Well, besides the fact that we don't actually live in a "Retina world", the use of JPEG, even on high quality settings, for an artificial (= not taken from a camera) image pretty much precludes the ability to produce derivative works from it without a much more serious loss of quality. That's not to mention that there are some things which high resolutions cannot make up for, like color bleeding and other pretty serious fuzzing that JPEG can introduce at low quality settings.

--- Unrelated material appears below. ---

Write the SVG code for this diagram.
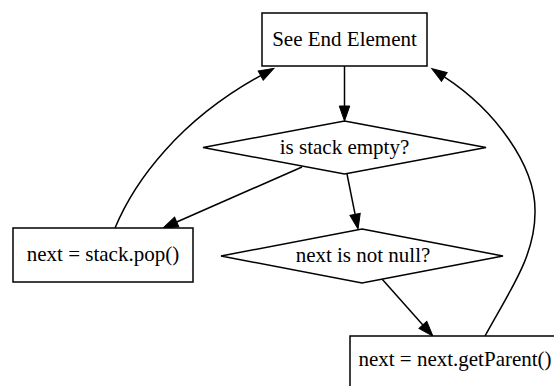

The point is that at high DPI, the "serious fuzzing" is much less noticeable for a variety of images. A retina screen has 4x the amount of pixels. Which means the 2x2 undersampled color errors are probably below our perception threshold. Especially if you pre-blur your high res image to a small degree, acting like an anti-aliasing filter when you scale it down by a factor of e.g. 1.5. For mobile, where users will be zooming a lot anyway, this is a very useful strategy to consider, which can absolutely beat PNG in image quality. Doesn't mean you have to do it everywhere, but I'd prefer it to having to download megabytes of images on retina devices.

It is very rare that a website has only perfect vector line art in its images. PNG sucks at compressing non-trivial gradients for example.


You've set up a false dichotomy, I think. Why use high-res low-quality images instead of just sticking with low-res high-quality images? It's all going to look fuzzy when you zoom in.

Also, palette images should get some love too. A high-res dithered GIF or 8-bit PNG might meet your needs (looks good on retina displays at normal zoom, stays crisp when zoomed in, smallish file size) better than the other options.